━━━ DATA LINES
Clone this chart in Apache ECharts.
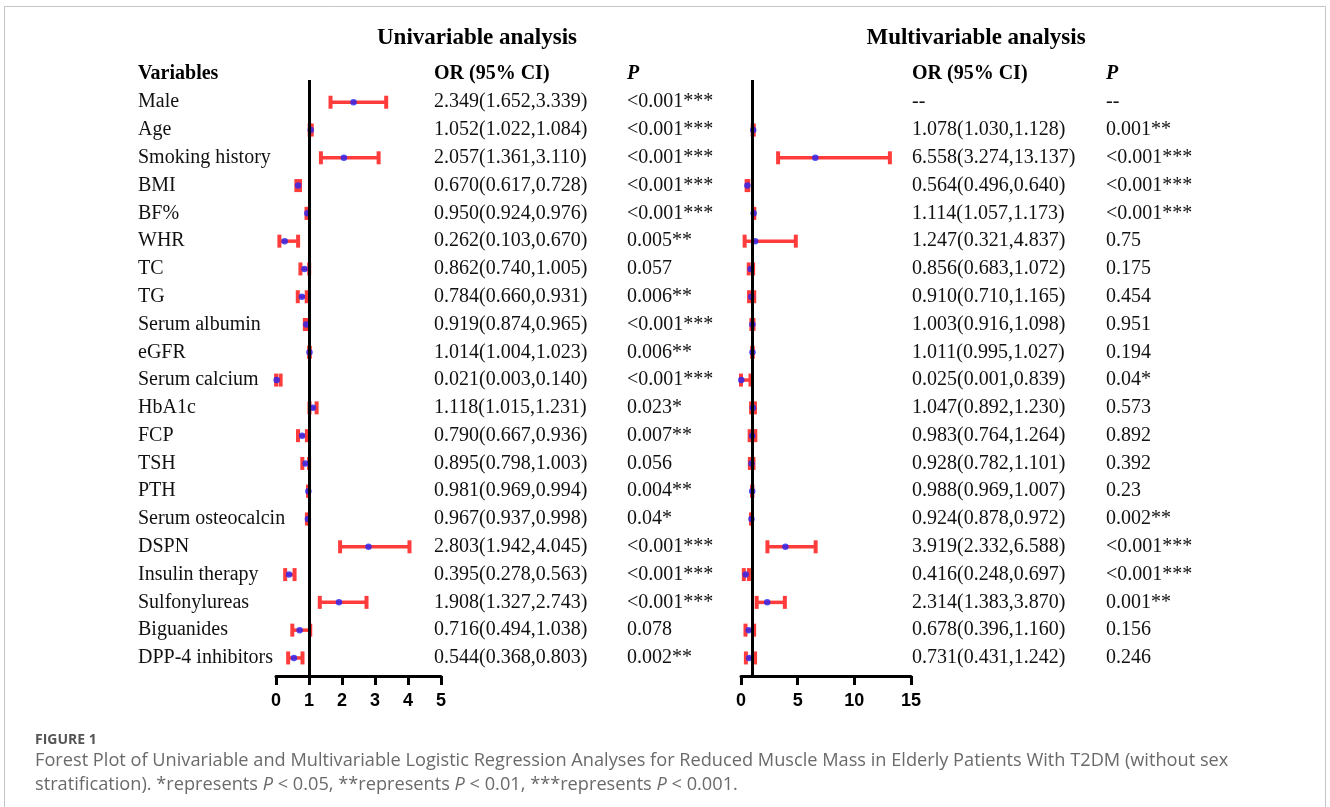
<!DOCTYPE html>
<html><head><meta charset="utf-8">
<script src="https://cdn.jsdelivr.net/npm/echarts@6/dist/echarts.min.js"></script>
<style>html,body{margin:0;padding:0;background:#fff;}#c{width:1330px;height:807px;}</style>
</head><body><div id="c"></div>
<script>
const variables = ['Male','Age','Smoking history','BMI','BF%','WHR','TC','TG','Serum albumin','eGFR','Serum calcium','HbA1c','FCP','TSH','PTH','Serum osteocalcin','DSPN','Insulin therapy','Sulfonylureas','Biguanides','DPP-4 inhibitors'];

const uniOR = [2.349,1.052,2.057,0.670,0.950,0.262,0.862,0.784,0.919,1.014,0.021,1.118,0.790,0.895,0.981,0.967,2.803,0.395,1.908,0.716,0.544];
const uniLo = [1.652,1.022,1.361,0.617,0.924,0.103,0.740,0.660,0.874,1.004,0.003,1.015,0.667,0.798,0.969,0.937,1.942,0.278,1.327,0.494,0.368];
const uniHi = [3.339,1.084,3.110,0.728,0.976,0.670,1.005,0.931,0.965,1.023,0.140,1.231,0.936,1.003,0.994,0.998,4.045,0.563,2.743,1.038,0.803];
const uniP = ['<0.001***','<0.001***','<0.001***','<0.001***','<0.001***','0.005**','0.057','0.006**','<0.001***','0.006**','<0.001***','0.023*','0.007**','0.056','0.004**','0.04*','<0.001***','<0.001***','<0.001***','0.078','0.002**'];

const multiOR = [null,1.078,6.558,0.564,1.114,1.247,0.856,0.910,1.003,1.011,0.025,1.047,0.983,0.928,0.988,0.924,3.919,0.416,2.314,0.678,0.731];
const multiLo = [null,1.030,3.274,0.496,1.057,0.321,0.683,0.710,0.916,0.995,0.001,0.892,0.764,0.782,0.969,0.878,2.332,0.248,1.383,0.396,0.431];
const multiHi = [null,1.128,13.137,0.640,1.173,4.837,1.072,1.165,1.098,1.027,0.839,1.230,1.264,1.101,1.007,0.972,6.588,0.697,3.870,1.160,1.242];
const multiP = ['--','0.001**','<0.001***','<0.001***','<0.001***','0.75','0.175','0.454','0.951','0.194','0.04*','0.573','0.892','0.392','0.23','0.002**','<0.001***','<0.001***','0.001**','0.156','0.246'];

const uniTicks = [0,1,2,3,4,5];
const multiTicks = [0,5,10,15];

const SERIF = '"Liberation Serif","Times New Roman",serif';
const SANS = '"Liberation Sans",Arial,sans-serif';
const RED = '#ff3c3c';
const BLUE = '#2424f5';
const Y_MIN = -0.8, Y_MAX = 20.65;

function orText(o,l,h){ return o==null ? '--' : o.toFixed(3)+'('+l.toFixed(3)+','+h.toFixed(3)+')'; }

function errData(or,lo,hi){ const d=[]; or.forEach((v,i)=>{ if(v!=null) d.push([v,lo[i],hi[i],i]); }); return d; }
function dotData(or){ const d=[]; or.forEach((v,i)=>{ if(v!=null) d.push([v,i]); }); return d; }

function errRender(params, api){
  const row = api.value(3);
  const a = api.coord([api.value(1), row]);
  const b = api.coord([api.value(2), row]);
  const capH = 13, capW = 4;
  return {type:'group', children:[
    {type:'line', shape:{x1:a[0],y1:a[1],x2:b[0],y2:b[1]}, style:{stroke:RED, lineWidth:3.5}},
    {type:'rect', shape:{x:a[0]-capW/2,y:a[1]-capH/2,width:capW,height:capH}, style:{fill:RED}},
    {type:'rect', shape:{x:b[0]-capW/2,y:b[1]-capH/2,width:capW,height:capH}, style:{fill:RED}}
  ]};
}

function textRender(cols){
  return function(params, api){
    const i = api.value(1);
    const y = api.coord([0, i])[1];
    return {type:'group', children: cols.map(c => ({
      type:'text', x:c.x, y:y,
      style:{text:c.arr(i), fill:'#111', font:'20px '+SERIF, align:'left', verticalAlign:'middle'}
    }))};
  };
}

const rows = variables.map((v,i)=>[0,i]);

function xAxisCfg(idx, ticks, interval){
  return {gridIndex:idx, type:'value', position:'bottom', min:ticks[0], max:ticks[ticks.length-1], interval:interval,
    axisLine:{show:true, onZero:false, lineStyle:{color:'#000', width:3}},
    axisTick:{show:true, inside:false, length:9, lineStyle:{color:'#000', width:3}},
    axisLabel:{color:'#000', fontFamily:SANS, fontWeight:'bold', fontSize:18, margin:16},
    splitLine:{show:false}};
}
function yAxisCfg(idx){
  return {gridIndex:idx, type:'value', inverse:true, min:Y_MIN, max:Y_MAX, show:false};
}
function vline(){
  return {silent:true, symbol:'none', label:{show:false}, animation:false,
    lineStyle:{color:'#000', width:3, type:'solid'},
    data:[[{coord:[1,Y_MIN]},{coord:[1,Y_MAX]}]]};
}

const chart = echarts.init(document.getElementById('c'), null, {renderer:'canvas'});
chart.setOption({
  animation:false,
  backgroundColor:'#fff',
  grid:[
    {left:276, width:165, top:80, height:596},
    {left:741, width:170, top:80, height:596}
  ],
  xAxis:[xAxisCfg(0,uniTicks,1), xAxisCfg(1,multiTicks,5)],
  yAxis:[yAxisCfg(0), yAxisCfg(1)],
  graphic:[
    {type:'rect', shape:{x:4.5,y:6.5,width:1321,height:820}, style:{fill:'none', stroke:'#c4c4c8', lineWidth:1}, silent:true},
    {type:'text', x:477, y:38, style:{text:'Univariable analysis', font:'bold 23px '+SERIF, fill:'#000', align:'center', verticalAlign:'middle'}},
    {type:'text', x:976, y:38, style:{text:'Multivariable analysis', font:'bold 23px '+SERIF, fill:'#000', align:'center', verticalAlign:'middle'}},
    {type:'text', x:138, y:74, style:{text:'Variables', font:'bold 20px '+SERIF, fill:'#000', align:'left', verticalAlign:'middle'}},
    {type:'text', x:434, y:74, style:{text:'OR (95% CI)', font:'bold 20px '+SERIF, fill:'#000', align:'left', verticalAlign:'middle'}},
    {type:'text', x:627, y:74, style:{text:'P', font:'italic bold 20px '+SERIF, fill:'#000', align:'left', verticalAlign:'middle'}},
    {type:'text', x:912, y:74, style:{text:'OR (95% CI)', font:'bold 20px '+SERIF, fill:'#000', align:'left', verticalAlign:'middle'}},
    {type:'text', x:1106, y:74, style:{text:'P', font:'italic bold 20px '+SERIF, fill:'#000', align:'left', verticalAlign:'middle'}},
    {type:'text', x:35, y:740, style:{text:'FIGURE 1', font:'bold 14px "Open Sans",sans-serif', fill:'#555', align:'left', verticalAlign:'middle'}},
    {type:'text', x:35, y:761, style:{
      text:'Forest Plot of Univariable and Multivariable Logistic Regression Analyses for Reduced Muscle Mass in Elderly Patients With T2DM (without sex',
      font:'18.2px "Open Sans",sans-serif', fill:'#6a6a6a', align:'left', verticalAlign:'middle'}},
    {type:'text', x:35, y:785, style:{
      text:'stratification). *represents {i|P} < 0.05, **represents {i|P} < 0.01, ***represents {i|P} < 0.001.',
      font:'18.2px "Open Sans",sans-serif', fill:'#6a6a6a', align:'left', verticalAlign:'middle',
      rich:{i:{fontStyle:'italic', fontFamily:'"Open Sans",sans-serif', fontSize:18.2, fill:'#6a6a6a'}}}}
  ],
  series:[
    {type:'custom', xAxisIndex:0, yAxisIndex:0, data:errData(uniOR,uniLo,uniHi), renderItem:errRender, encode:{x:[1,2], y:3}, z:2, silent:true},
    {type:'scatter', xAxisIndex:0, yAxisIndex:0, data:dotData(uniOR), symbolSize:6.5, itemStyle:{color:BLUE}, z:3, silent:true, markLine:vline()},
    {type:'custom', xAxisIndex:0, yAxisIndex:0, data:rows, encode:{x:0,y:1}, silent:true,
      renderItem:textRender([
        {x:138, arr:i=>variables[i]},
        {x:434, arr:i=>orText(uniOR[i],uniLo[i],uniHi[i])},
        {x:627, arr:i=>uniP[i]}
      ])},
    {type:'custom', xAxisIndex:1, yAxisIndex:1, data:errData(multiOR,multiLo,multiHi), renderItem:errRender, encode:{x:[1,2], y:3}, z:2, silent:true},
    {type:'scatter', xAxisIndex:1, yAxisIndex:1, data:dotData(multiOR), symbolSize:6.5, itemStyle:{color:BLUE}, z:3, silent:true, markLine:vline()},
    {type:'custom', xAxisIndex:1, yAxisIndex:1, data:rows, encode:{x:0,y:1}, silent:true,
      renderItem:textRender([
        {x:912, arr:i=>orText(multiOR[i],multiLo[i],multiHi[i])},
        {x:1106, arr:i=>multiP[i]}
      ])}
  ]
});
</script></body></html>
━━━━━━
● **CHALLENGE**
Starting at the top of the listing above, reproduce each line up to and including the one with "const variables = ['Male','Age','Smoking"; omit the pictures.

● **EXPECTED OUTPUT**
Clone this chart in Apache ECharts.
<!DOCTYPE html>
<html><head><meta charset="utf-8">
<script src="https://cdn.jsdelivr.net/npm/echarts@6/dist/echarts.min.js"></script>
<style>html,body{margin:0;padding:0;background:#fff;}#c{width:1330px;height:807px;}</style>
</head><body><div id="c"></div>
<script>
const variables = ['Male','Age','Smoking history','BMI','BF%','WHR','TC','TG','Serum albumin','eGFR','Serum calcium','HbA1c','FCP','TSH','PTH','Serum osteocalcin','DSPN','Insulin therapy','Sulfonylureas','Biguanides','DPP-4 inhibitors'];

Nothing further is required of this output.